Exercise aim: Pictures stay out of the copy. Please reproduce only the lines between the one holding "What Chart.js code" and the one holding "const kaunoTE = [4.49, 4.27, 2.33];", inclusive.

BEGIN Record list

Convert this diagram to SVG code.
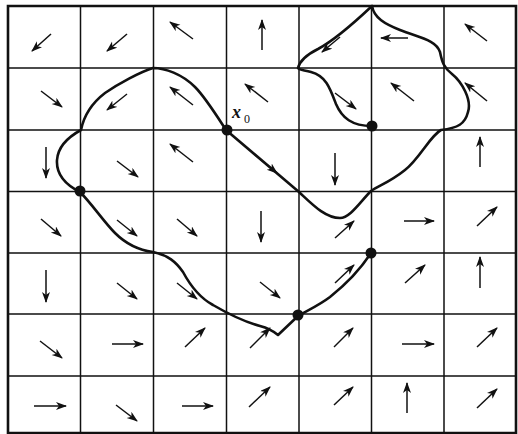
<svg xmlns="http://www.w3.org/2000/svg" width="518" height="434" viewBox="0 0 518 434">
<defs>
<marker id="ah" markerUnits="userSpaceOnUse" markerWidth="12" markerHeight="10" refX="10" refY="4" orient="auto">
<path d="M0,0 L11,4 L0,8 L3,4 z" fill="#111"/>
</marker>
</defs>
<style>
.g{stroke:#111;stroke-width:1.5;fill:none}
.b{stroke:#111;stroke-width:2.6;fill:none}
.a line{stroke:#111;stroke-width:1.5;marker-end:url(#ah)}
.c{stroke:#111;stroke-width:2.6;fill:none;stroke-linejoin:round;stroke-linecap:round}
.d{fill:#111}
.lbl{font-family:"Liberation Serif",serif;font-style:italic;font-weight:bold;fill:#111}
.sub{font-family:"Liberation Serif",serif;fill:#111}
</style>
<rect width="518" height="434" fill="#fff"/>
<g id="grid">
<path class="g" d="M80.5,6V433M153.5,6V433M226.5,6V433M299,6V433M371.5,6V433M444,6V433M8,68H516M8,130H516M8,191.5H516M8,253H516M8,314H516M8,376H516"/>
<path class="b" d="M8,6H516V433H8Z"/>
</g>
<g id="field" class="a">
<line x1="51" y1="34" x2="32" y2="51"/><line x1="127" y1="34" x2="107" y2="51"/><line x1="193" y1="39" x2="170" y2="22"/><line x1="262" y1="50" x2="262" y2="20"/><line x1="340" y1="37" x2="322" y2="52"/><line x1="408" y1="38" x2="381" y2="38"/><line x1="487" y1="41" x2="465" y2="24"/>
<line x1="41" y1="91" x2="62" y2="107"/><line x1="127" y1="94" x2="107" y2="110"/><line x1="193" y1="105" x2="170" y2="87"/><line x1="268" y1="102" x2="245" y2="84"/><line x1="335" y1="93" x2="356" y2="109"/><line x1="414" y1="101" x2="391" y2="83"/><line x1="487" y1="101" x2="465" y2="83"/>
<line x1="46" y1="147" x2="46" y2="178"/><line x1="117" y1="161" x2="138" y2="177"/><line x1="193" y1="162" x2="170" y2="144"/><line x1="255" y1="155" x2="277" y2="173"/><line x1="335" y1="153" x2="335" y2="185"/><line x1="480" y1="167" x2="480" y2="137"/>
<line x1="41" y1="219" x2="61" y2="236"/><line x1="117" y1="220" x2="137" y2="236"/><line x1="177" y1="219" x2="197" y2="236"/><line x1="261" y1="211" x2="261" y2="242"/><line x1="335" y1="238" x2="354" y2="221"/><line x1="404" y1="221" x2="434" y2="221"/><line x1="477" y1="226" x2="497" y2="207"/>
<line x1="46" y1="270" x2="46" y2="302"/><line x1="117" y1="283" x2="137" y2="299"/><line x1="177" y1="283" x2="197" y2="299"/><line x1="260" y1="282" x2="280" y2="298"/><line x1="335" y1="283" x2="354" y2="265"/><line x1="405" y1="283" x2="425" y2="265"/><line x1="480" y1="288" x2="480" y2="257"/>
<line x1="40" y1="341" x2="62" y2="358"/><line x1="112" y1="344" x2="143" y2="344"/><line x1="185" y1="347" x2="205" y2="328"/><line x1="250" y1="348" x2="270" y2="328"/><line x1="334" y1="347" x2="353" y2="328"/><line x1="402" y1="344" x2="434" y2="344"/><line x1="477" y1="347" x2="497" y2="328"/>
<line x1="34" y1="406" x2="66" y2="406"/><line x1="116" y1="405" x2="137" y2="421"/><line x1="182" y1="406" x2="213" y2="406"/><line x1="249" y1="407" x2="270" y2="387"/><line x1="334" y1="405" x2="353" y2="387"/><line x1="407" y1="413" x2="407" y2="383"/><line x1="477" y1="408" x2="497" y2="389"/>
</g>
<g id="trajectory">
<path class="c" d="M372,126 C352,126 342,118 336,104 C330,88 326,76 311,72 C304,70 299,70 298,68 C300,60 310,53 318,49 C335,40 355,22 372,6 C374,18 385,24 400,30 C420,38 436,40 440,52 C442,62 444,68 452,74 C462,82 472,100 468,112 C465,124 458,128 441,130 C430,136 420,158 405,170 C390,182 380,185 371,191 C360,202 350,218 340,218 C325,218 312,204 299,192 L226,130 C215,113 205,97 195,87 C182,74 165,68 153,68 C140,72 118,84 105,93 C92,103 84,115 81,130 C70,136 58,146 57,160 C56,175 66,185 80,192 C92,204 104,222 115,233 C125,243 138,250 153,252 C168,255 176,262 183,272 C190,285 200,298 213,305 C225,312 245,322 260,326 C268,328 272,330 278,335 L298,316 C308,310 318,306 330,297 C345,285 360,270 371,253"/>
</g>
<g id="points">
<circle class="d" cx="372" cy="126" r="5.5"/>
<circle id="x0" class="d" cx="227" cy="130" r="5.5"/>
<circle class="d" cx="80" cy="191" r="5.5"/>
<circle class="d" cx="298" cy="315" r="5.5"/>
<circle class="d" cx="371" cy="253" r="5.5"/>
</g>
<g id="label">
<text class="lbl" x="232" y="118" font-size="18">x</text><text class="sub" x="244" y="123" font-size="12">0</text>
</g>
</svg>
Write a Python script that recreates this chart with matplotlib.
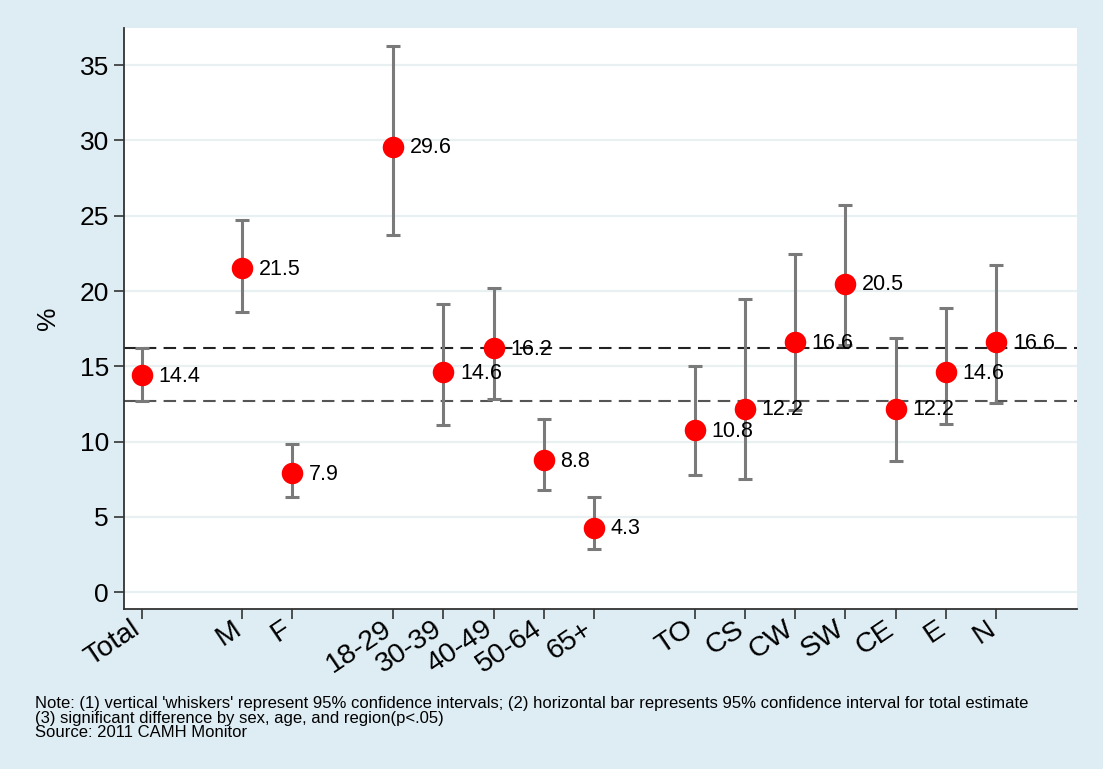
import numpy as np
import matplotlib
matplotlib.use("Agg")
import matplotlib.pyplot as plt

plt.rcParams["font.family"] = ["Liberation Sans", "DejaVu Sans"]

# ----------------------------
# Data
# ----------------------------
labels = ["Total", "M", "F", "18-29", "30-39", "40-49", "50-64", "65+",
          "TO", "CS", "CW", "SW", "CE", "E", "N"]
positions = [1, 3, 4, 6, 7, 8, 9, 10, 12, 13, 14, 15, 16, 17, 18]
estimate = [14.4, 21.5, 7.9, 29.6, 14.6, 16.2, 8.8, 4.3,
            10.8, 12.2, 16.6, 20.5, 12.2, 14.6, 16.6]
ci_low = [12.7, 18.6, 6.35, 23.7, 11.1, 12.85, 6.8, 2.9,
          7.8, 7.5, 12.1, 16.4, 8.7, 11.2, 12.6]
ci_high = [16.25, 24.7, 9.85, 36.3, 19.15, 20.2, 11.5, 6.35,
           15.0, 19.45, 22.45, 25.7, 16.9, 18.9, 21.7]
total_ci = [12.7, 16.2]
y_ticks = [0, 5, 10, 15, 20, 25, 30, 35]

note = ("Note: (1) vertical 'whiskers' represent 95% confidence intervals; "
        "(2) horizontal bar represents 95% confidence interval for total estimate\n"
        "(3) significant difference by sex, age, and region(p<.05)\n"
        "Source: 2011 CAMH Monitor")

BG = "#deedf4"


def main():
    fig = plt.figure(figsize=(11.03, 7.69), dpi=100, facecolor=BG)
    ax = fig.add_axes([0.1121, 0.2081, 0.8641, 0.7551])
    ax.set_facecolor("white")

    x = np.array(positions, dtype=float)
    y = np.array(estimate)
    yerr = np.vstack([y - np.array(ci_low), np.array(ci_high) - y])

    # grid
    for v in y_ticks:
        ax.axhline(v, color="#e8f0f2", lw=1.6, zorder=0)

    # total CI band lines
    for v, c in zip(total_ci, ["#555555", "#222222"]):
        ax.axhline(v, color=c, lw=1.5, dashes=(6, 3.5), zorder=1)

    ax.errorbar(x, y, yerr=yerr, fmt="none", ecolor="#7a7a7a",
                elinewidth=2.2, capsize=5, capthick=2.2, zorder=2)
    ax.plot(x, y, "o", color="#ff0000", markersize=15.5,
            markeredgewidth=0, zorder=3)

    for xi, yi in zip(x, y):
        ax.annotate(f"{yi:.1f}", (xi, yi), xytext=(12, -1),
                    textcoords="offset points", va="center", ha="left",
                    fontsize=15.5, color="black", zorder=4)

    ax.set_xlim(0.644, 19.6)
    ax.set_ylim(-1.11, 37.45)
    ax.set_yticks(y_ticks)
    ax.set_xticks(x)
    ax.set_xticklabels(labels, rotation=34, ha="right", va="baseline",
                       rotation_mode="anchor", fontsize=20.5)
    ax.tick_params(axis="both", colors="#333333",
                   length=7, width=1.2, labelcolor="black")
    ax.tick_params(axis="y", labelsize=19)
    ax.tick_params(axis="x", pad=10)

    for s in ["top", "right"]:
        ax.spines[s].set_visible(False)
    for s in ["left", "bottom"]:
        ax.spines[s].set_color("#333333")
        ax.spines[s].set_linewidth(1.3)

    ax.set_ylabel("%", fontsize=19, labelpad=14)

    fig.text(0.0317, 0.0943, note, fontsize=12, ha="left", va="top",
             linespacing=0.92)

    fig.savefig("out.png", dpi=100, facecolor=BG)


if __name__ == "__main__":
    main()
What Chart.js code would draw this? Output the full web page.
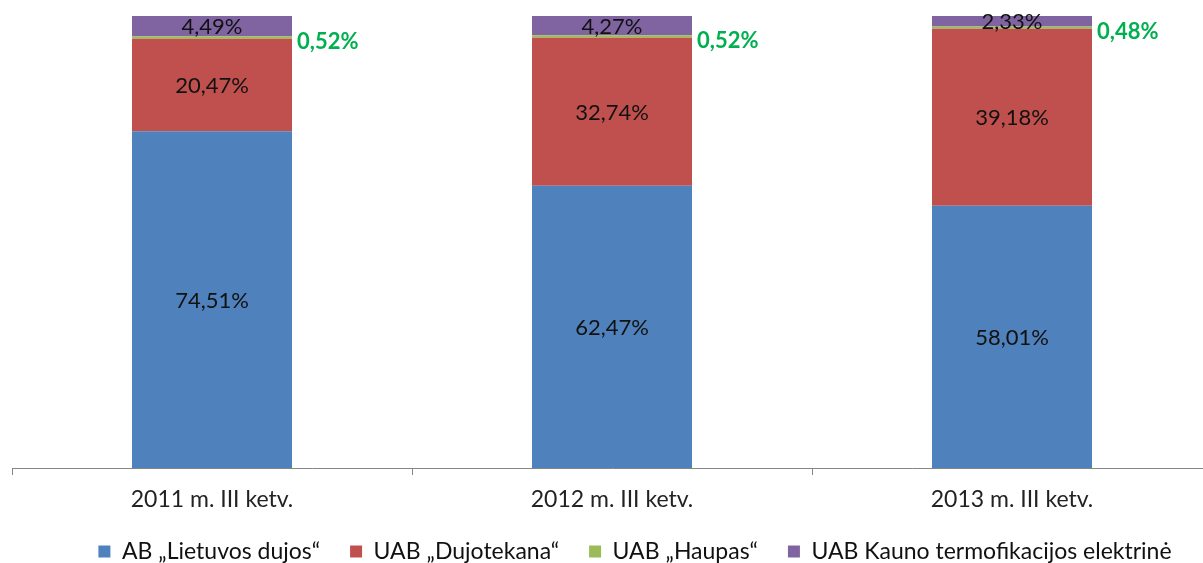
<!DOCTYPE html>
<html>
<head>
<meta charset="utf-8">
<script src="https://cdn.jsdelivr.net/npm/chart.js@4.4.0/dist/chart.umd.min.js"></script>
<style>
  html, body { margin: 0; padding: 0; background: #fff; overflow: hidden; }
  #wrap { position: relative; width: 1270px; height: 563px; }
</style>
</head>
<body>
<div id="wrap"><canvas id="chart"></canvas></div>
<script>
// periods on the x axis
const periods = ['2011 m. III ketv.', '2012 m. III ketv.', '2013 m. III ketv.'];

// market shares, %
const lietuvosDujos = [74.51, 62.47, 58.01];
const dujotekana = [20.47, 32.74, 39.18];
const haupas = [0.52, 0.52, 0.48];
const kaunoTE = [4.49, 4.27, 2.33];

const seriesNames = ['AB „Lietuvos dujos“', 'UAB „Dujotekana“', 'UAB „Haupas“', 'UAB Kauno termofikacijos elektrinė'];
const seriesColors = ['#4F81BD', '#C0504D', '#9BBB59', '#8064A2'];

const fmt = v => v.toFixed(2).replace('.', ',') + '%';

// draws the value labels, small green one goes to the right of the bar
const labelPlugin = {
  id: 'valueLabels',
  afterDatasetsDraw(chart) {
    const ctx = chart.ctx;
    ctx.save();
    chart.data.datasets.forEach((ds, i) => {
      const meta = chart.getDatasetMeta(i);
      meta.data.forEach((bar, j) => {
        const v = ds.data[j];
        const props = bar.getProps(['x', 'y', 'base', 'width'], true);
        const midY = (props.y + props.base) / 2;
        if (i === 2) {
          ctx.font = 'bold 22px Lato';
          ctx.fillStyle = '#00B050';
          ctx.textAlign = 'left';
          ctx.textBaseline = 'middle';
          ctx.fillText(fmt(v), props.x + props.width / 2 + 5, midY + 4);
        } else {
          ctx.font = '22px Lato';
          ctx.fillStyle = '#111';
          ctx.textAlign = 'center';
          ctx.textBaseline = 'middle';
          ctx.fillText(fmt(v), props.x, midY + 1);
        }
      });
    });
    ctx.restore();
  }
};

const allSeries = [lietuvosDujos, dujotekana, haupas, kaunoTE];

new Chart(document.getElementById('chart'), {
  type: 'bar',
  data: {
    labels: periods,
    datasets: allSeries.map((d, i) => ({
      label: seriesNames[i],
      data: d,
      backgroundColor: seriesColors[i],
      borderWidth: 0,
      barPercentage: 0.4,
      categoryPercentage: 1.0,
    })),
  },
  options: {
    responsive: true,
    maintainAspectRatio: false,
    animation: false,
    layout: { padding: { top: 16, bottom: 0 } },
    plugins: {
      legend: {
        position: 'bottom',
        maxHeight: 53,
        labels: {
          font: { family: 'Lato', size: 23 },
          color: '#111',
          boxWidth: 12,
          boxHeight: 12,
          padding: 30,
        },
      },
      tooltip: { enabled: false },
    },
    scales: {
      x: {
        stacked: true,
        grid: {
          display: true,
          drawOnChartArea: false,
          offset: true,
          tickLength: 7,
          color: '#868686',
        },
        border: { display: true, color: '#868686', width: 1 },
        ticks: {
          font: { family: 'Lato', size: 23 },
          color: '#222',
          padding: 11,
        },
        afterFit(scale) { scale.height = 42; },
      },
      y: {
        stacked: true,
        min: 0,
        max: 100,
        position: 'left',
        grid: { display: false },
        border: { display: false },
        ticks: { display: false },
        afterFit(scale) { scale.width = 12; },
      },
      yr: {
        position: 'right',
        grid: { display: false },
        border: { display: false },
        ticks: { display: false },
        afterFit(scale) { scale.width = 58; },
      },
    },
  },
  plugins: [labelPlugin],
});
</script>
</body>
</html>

END Record list

Exercise output:
What Chart.js code would draw this? Output the full web page.
<!DOCTYPE html>
<html>
<head>
<meta charset="utf-8">
<script src="https://cdn.jsdelivr.net/npm/chart.js@4.4.0/dist/chart.umd.min.js"></script>
<style>
  html, body { margin: 0; padding: 0; background: #fff; overflow: hidden; }
  #wrap { position: relative; width: 1270px; height: 563px; }
</style>
</head>
<body>
<div id="wrap"><canvas id="chart"></canvas></div>
<script>
// periods on the x axis
const periods = ['2011 m. III ketv.', '2012 m. III ketv.', '2013 m. III ketv.'];

// market shares, %
const lietuvosDujos = [74.51, 62.47, 58.01];
const dujotekana = [20.47, 32.74, 39.18];
const haupas = [0.52, 0.52, 0.48];
const kaunoTE = [4.49, 4.27, 2.33];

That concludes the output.